Some background info: Currently, same-sex domestic partners of UMass employees are covered under the employee health plan. The UMass administration, under orders from the governor, is threatening to remove same-sex partners from the health plan unless they produce a marriage certificate. In a sense, this is progress toward marriage equality, since now same-sex domestic partners will be denied healthcare just like opposite-sex unmarried partners. But this column sheds light on some of the more troubling aspects of this decision....
Same-sex couples still unequal
Vanessa Adel
March 21, 2005
I am writing to express my concern about the imminent policy change regarding domestic partners and family health plans at the University of Massachusetts. As I was completing my family health insurance forms for the upcoming semester, I was told that the University will soon be instituting a policy whereby same-sex couples will need to show a certificate of marriage as a prerequisite for obtaining spousal or family health insurance. This new requirement would incur more discrimination for same sex couples despite the apparent legal gains made by the new marriage laws in Massachusetts.

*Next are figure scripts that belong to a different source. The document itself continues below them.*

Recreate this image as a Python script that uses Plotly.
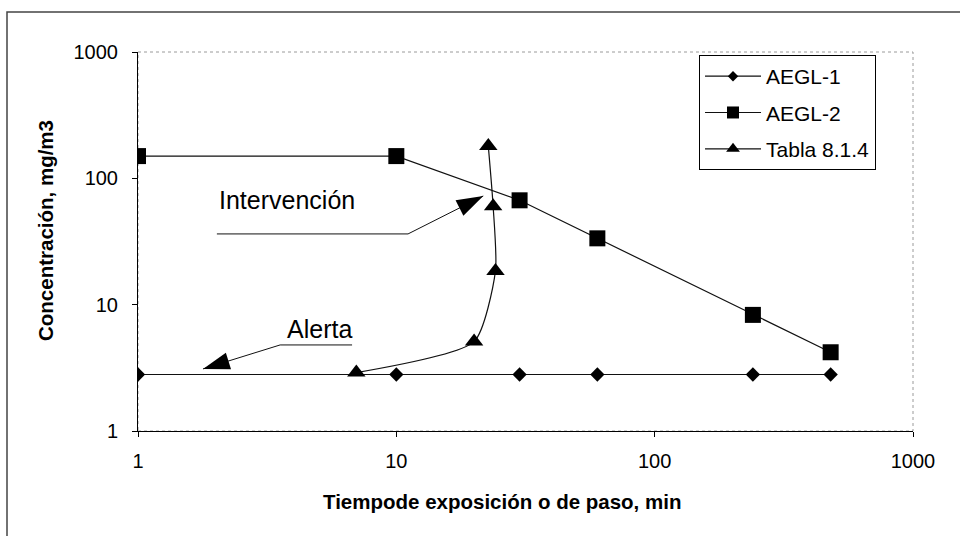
import numpy as np
import plotly.graph_objects as go

# Exposure times (min) and concentration levels (mg/m3)
time_aegl = [1, 10, 30, 60, 240, 480]
aegl1 = [2.8, 2.8, 2.8, 2.8, 2.8, 2.8]
aegl2 = [150, 150, 67, 33.5, 8.3, 4.2]

time_tabla = [7, 20, 24.2, 23.7, 22.7]
tabla = [2.9, 5.1, 18.5, 60, 180]

tick_vals = [1, 10, 100, 1000]
tick_text = ["1", "10", "100", "1000"]

# Leader lines for the zone labels (start, bend, arrow tip)
interv_x = [2.02, 11.1, 21.7]
interv_y = [36.3, 36.3, 72.5]
alerta_x = [6.74, 3.55, 1.785]
alerta_y = [4.8, 4.8, 3.1]

# Label anchor points
interv_label = (3.77, 67.4)
alerta_label = (5.02, 6.42)

FONT = "Liberation Sans, Arial, sans-serif"
INK = "#111111"

series = [
    ("AEGL-1", time_aegl, aegl1, "diamond", 11, 8, dict()),
    ("AEGL-2", time_aegl, aegl2, "square", 16, 12, dict()),
    ("Tabla 8.1.4", time_tabla, tabla, "triangle-up", 16, 12,
     dict(shape="spline", smoothing=0.6)),
]

fig = go.Figure()

for name, xs, ys, sym, size, _, extra in series:
    fig.add_trace(go.Scatter(
        x=xs, y=ys, name=name, mode="lines+markers", showlegend=False,
        line=dict(color=INK, width=1.2, **extra),
        marker=dict(symbol=sym, size=size, color="black", opacity=1),
    ))

# Legend entries with smaller key symbols
for i, (name, _, _, sym, _, key_size, _) in enumerate(series):
    fig.add_trace(go.Scatter(
        x=[None], y=[None], name=name, mode="lines+markers",
        line=dict(color=INK, width=1.2),
        marker=dict(symbol=sym, size=key_size, color="black"),
        legendgroup=f"g{i}",
    ))

# Leader lines with arrowheads
for lx, ly in ((interv_x, interv_y), (alerta_x, alerta_y)):
    fig.add_trace(go.Scatter(
        x=lx, y=ly, mode="lines+markers", showlegend=False, hoverinfo="skip",
        line=dict(color=INK, width=1),
        marker=dict(symbol="arrow", size=[0, 0, 28], angleref="previous",
                    color="#000000", opacity=1, line=dict(width=0, color="#000000")),
    ))

axis_common = dict(
    type="log", range=[0, 3], tickvals=tick_vals, ticktext=tick_text,
    showline=True, linecolor="black", linewidth=1,
    ticks="outside", ticklen=5, tickcolor="black", tickwidth=1,
    showgrid=False, zeroline=False,
    tickfont=dict(family=FONT, size=20, color="black"),
)

fig.update_layout(
    width=960, height=536, autosize=False,
    margin=dict(l=138, r=47, t=52, b=105),
    paper_bgcolor="white", plot_bgcolor="white",
    font=dict(family=FONT, color="black"),
    xaxis=dict(**axis_common, ticklabelstandoff=7),
    yaxis=dict(**axis_common, ticklabelstandoff=10),
    showlegend=True,
    legend=dict(
        x=0.7239, y=0.992, xanchor="left", yanchor="top",
        bordercolor="black", borderwidth=1, bgcolor="white",
        font=dict(family=FONT, size=21, color="black"),
        itemwidth=56, tracegroupgap=6,
    ),
    shapes=[
        # dotted plot-area frame
        dict(type="rect", xref="paper", yref="paper", x0=0, y0=0, x1=1, y1=1,
             line=dict(color="#9a9a9a", width=1, dash="dot"), layer="below"),
        # outer chart frame
        dict(type="rect", xref="paper", yref="paper",
             x0=-131 / 775, x1=824 / 775, y0=-114 / 379, y1=419 / 379,
             line=dict(color="#444444", width=1.5), layer="below"),
    ],
    annotations=[
        dict(text="Concentración, mg/m3", xref="paper", yref="paper",
             x=-0.12, y=0.5277, textangle=-90, showarrow=False,
             font=dict(family=FONT, size=20.5, color="black", weight="bold"),
             xanchor="center", yanchor="middle"),
        dict(text="Tiempode exposición o de paso, min", xref="paper", yref="paper",
             x=0.4697, y=-0.1847, showarrow=False,
             font=dict(family=FONT, size=20.5, color="black", weight="bold"),
             xanchor="center", yanchor="middle"),
        dict(text="Intervención", x=np.log10(interv_label[0]), y=np.log10(interv_label[1]),
             showarrow=False, font=dict(family=FONT, size=25, color="black"),
             xanchor="center", yanchor="middle"),
        dict(text="Alerta", x=np.log10(alerta_label[0]), y=np.log10(alerta_label[1]),
             showarrow=False, font=dict(family=FONT, size=25, color="black"),
             xanchor="center", yanchor="middle"),
    ],
)

fig.write_html("out.html")
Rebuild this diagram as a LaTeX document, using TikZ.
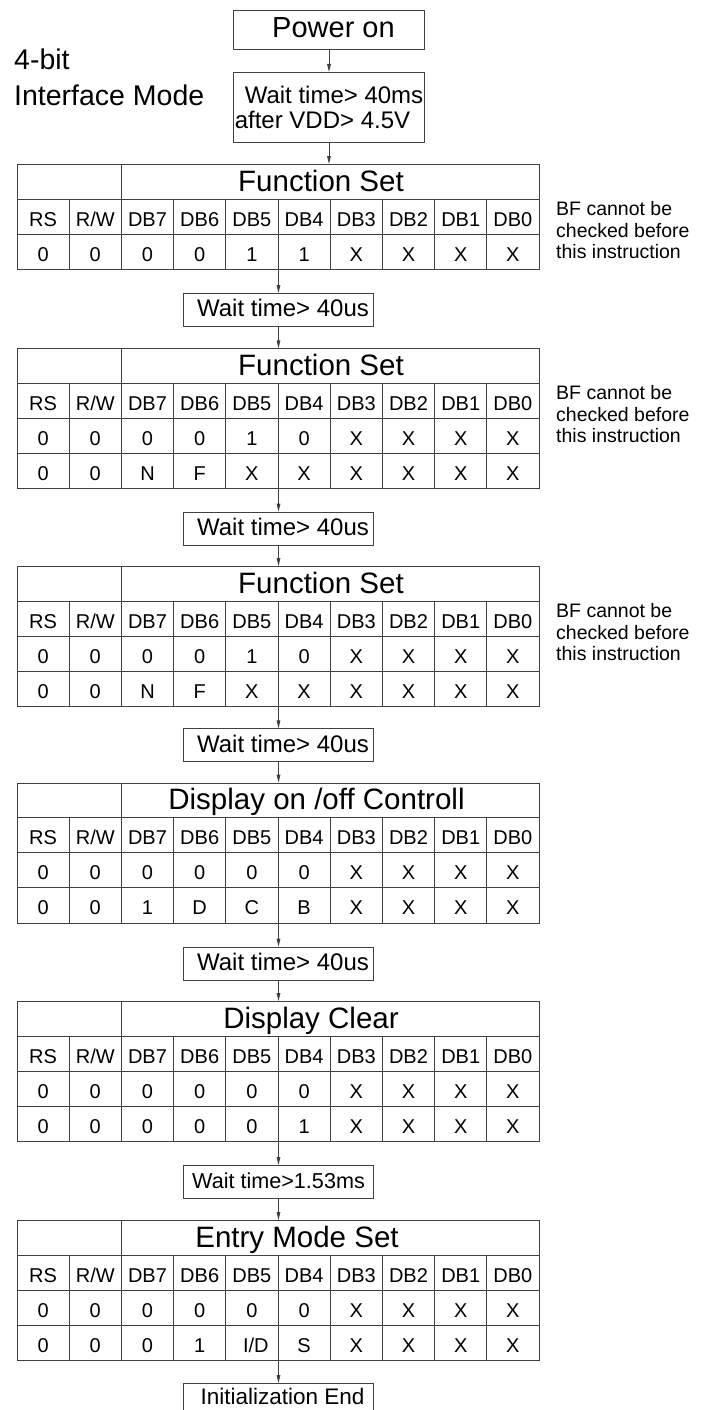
\documentclass[tikz,border=0pt]{standalone}
\usepackage{fontspec}
\setmainfont{Liberation Sans}
\usetikzlibrary{arrows.meta,calc}

\tikzset{
  line/.style={draw=black!75, line width=1pt},
  flowbox/.style={line, rectangle, inner sep=0pt, anchor=north west},
  flowarrow/.style={line, -{Triangle[length=8pt,width=3.6pt]}},
  celltext/.style={font=\fontsize{20}{24}\selectfont, anchor=base, inner sep=0pt},
  titletext/.style={font=\fontsize{29.5}{34}\selectfont, anchor=base, inner sep=0pt},
  waitbox/.style={flowbox, minimum width=190.6pt, minimum height=33pt, text height=23.3pt, text depth=9.7pt, font=\fontsize{24}{28}\selectfont},
  notetext/.style={font=\fontsize{19.5}{21.5}\selectfont, anchor=base west, inner sep=0pt},
  sidetext/.style={font=\fontsize{28.5}{34}\selectfont, anchor=base west, inner sep=0pt},
}

\newcommand\regtab[5]{%
  \pgfmathsetmacro\tabh{70+35*#3}%
  \pgfmathsetmacro\tabb{#2+\tabh}%
  \node[flowbox, minimum width=522pt, minimum height=\tabh pt] (#1) at (17,#2) {};
  \foreach \k in {0,...,#3} \draw[line] (17,#2+35+35*\k) -- (539,#2+35+35*\k);
  \draw[line] (121.4,#2) -- (121.4,\tabb);
  \foreach \k in {1,3,4,5,6,7,8,9} \draw[line] (17+52.2*\k,#2+35) -- (17+52.2*\k,\tabb);
  \node[titletext] (#1-title) at (#4,#2+27) {#5};
  \foreach \h [count=\i from 0] in {RS,R/W,DB7,DB6,DB5,DB4,DB3,DB2,DB1,DB0}
    \node[celltext] (#1-h\i) at (43.1+52.2*\i,#2+62) {\h};
}
\newcommand\tabrow[4]{%
  \foreach \v [count=\i from 0] in {#4}
    \node[celltext] (#1-r#3-\i) at (43.1+52.2*\i,#2+35*#3+62) {\v};
}
\newcommand\bfnote[2]{%
  \node[notetext] (#1-n1) at (556,#2+51.5) {BF cannot be};
  \node[notetext] (#1-n2) at (556,#2+73) {checked before};
  \node[notetext] (#1-n3) at (556,#2+94.5) {this instruction};
}

\begin{document}
\begin{tikzpicture}[x=1pt,y=-1pt]
\useasboundingbox (0,0) rectangle (707,1410);

% side label
\node[sidetext] (lab1) at (14,70) {4-bit};
\node[sidetext] (lab2) at (14,106) {Interface Mode};

% top boxes
\node[flowbox, minimum width=191pt, minimum height=39pt, text height=27.3pt, text depth=11.7pt,
      font=\fontsize{29}{34}\selectfont] (pwr) at (233,10) {\hspace*{9pt}Power on};
\node[flowbox, minimum width=191pt, minimum height=70pt, align=left,
      font=\fontsize{24}{25}\selectfont] (w0) at (233,72) {\hspace*{10pt}Wait time> 40ms\\after VDD> 4.5V};

% tables
\regtab{t1}{164}{1}{321}{Function Set}
\tabrow{t1}{164}{1}{0,0,0,0,1,1,X,X,X,X}
\bfnote{t1}{164}

\node[waitbox] (w1) at (182.7,293) {\hspace*{9pt}Wait time> 40us};

\regtab{t2}{348.3}{2}{321}{Function Set}
\tabrow{t2}{348.3}{1}{0,0,0,0,1,0,X,X,X,X}
\tabrow{t2}{348.3}{2}{0,0,N,F,X,X,X,X,X,X}
\bfnote{t2}{348.3}

\node[waitbox] (w2) at (182.7,511.7) {\hspace*{9pt}Wait time> 40us};

\regtab{t3}{566}{2}{321}{Function Set}
\tabrow{t3}{566}{1}{0,0,0,0,1,0,X,X,X,X}
\tabrow{t3}{566}{2}{0,0,N,F,X,X,X,X,X,X}
\bfnote{t3}{566}

\node[waitbox] (w3) at (182.7,728.3) {\hspace*{9pt}Wait time> 40us};

\regtab{t4}{782.7}{2}{316.5}{Display on /off Controll}
\tabrow{t4}{782.7}{1}{0,0,0,0,0,0,X,X,X,X}
\tabrow{t4}{782.7}{2}{0,0,1,D,C,B,X,X,X,X}

\node[waitbox] (w4) at (182.7,946.7) {\hspace*{9pt}Wait time> 40us};

\regtab{t5}{1001}{2}{311}{Display Clear}
\tabrow{t5}{1001}{1}{0,0,0,0,0,0,X,X,X,X}
\tabrow{t5}{1001}{2}{0,0,0,0,0,1,X,X,X,X}

\node[waitbox, font=\fontsize{21.6}{26}\selectfont] (w5) at (182.7,1165) {Wait time>1.53ms};

\regtab{t6}{1220}{2}{297}{Entry Mode Set}
\tabrow{t6}{1220}{1}{0,0,0,0,0,0,X,X,X,X}
\tabrow{t6}{1220}{2}{0,0,0,1,\hspace*{8pt}I/D,S,X,X,X,X}

\node[flowbox, minimum width=190.6pt, minimum height=28pt, text height=21pt, text depth=7pt,
      font=\fontsize{22.5}{26}\selectfont] (fin) at (182.7,1383) {\hspace*{8pt}Initialization End};

% connectors
\draw[flowarrow] (pwr.south) -- (w0.north);
\draw[flowarrow] (w0.south) -- (w0.south |- t1.north);
\draw[flowarrow] (t1.south -| w1.north) -- (w1.north);
\draw[flowarrow] (w1.south) -- (w1.south |- t2.north);
\draw[flowarrow] (t2.south -| w2.north) -- (w2.north);
\draw[flowarrow] (w2.south) -- (w2.south |- t3.north);
\draw[flowarrow] (t3.south -| w3.north) -- (w3.north);
\draw[flowarrow] (w3.south) -- (w3.south |- t4.north);
\draw[flowarrow] (t4.south -| w4.north) -- (w4.north);
\draw[flowarrow] (w4.south) -- (w4.south |- t5.north);
\draw[flowarrow] (t5.south -| w5.north) -- (w5.north);
\draw[flowarrow] (w5.south) -- (w5.south |- t6.north);
\draw[flowarrow] (t6.south -| fin.north) -- (fin.north);
\end{tikzpicture}
\end{document}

My partner and I have been in a loving relationship for 13 years. We have a three-year-old daughter and are also currently working with a private adoption agency who has advised us not to get married in order to increase our chances of securing a match and going through with an out-of-state adoption.
In adoption processes, same-sex couples often circumvent anti-gay state policies in international and domestic adoption by presenting a single-parent home-study. All interested parties such as birth parents and social workers know that a child is being placed in a same-sex home, but on paper, the home study is written as a single parent plan that becomes a two-parent adoption upon legalization within the home state. However, if we got married in Massachusetts, we would have to declare our legal relationship to anti-gay states, thereby severely limiting our options for adoption since only six states will officially recognize gay couples as worthy of adopting children.
The key issue is that the federal Defense of Marriage Act does not recognize the legality of gay marriage in Massachusetts. Neither do most of the states.